What are commercial papers, and how do they help NBFCs raise funds?
Commercial papers are short-term, unsecured debt instruments issued by NBFCs to raise funds for operational purposes, typically for periods of up to one year. These papers are sold to institutional investors, such as banks and mutual funds, in denominations as per market demand. The advantage of commercial papers is that they provide immediate funding at relatively low interest rates compared to traditional loans. By using commercial papers, NBFCs can meet their liquidity requirements quickly without taking on long-term debt.
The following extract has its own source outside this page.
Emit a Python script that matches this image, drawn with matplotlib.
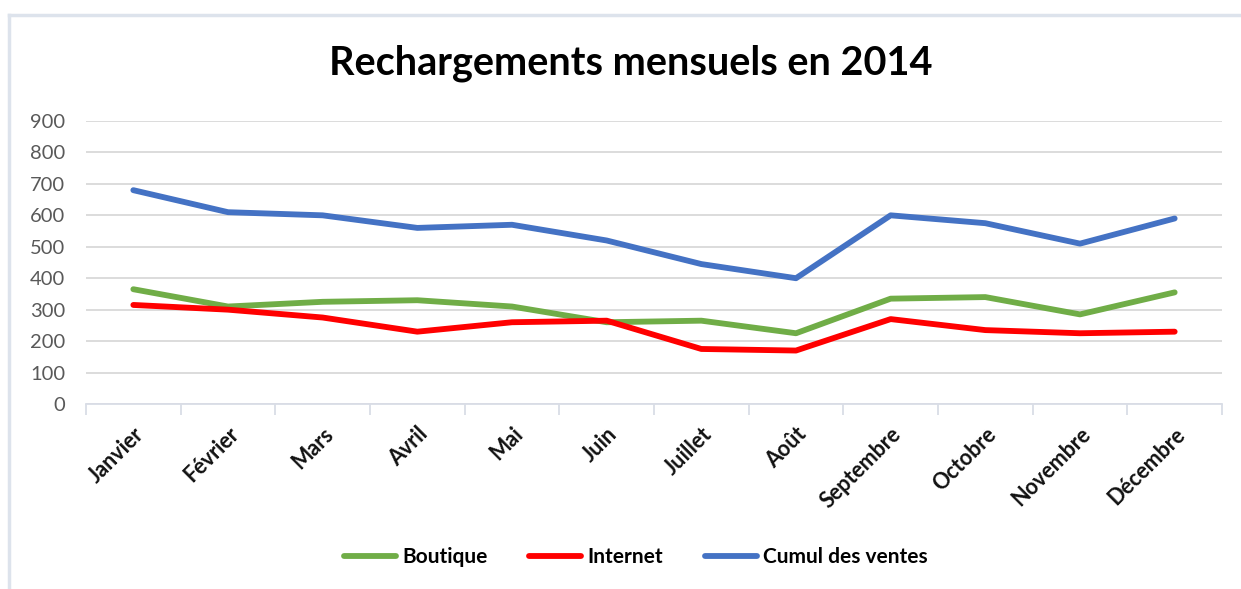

This method of raising funds is ideal for managing working capital and other short-term financial needs.
Can NBFCs raise capital through retained earnings?
Yes, NBFCs can raise capital through retained earnings, which are profits the company decides to reinvest into the business rather than distributing them as dividends. This is an internal method of raising funds and does not involve borrowing from external sources. Retained earnings help the company build financial strength over time, enabling it to support its growth, make new investments, and improve its creditworthiness. This approach also reduces the company’s dependency on external financing and helps maintain greater control over operations. By retaining earnings, NBFCs ensure long-term sustainability and operational stability.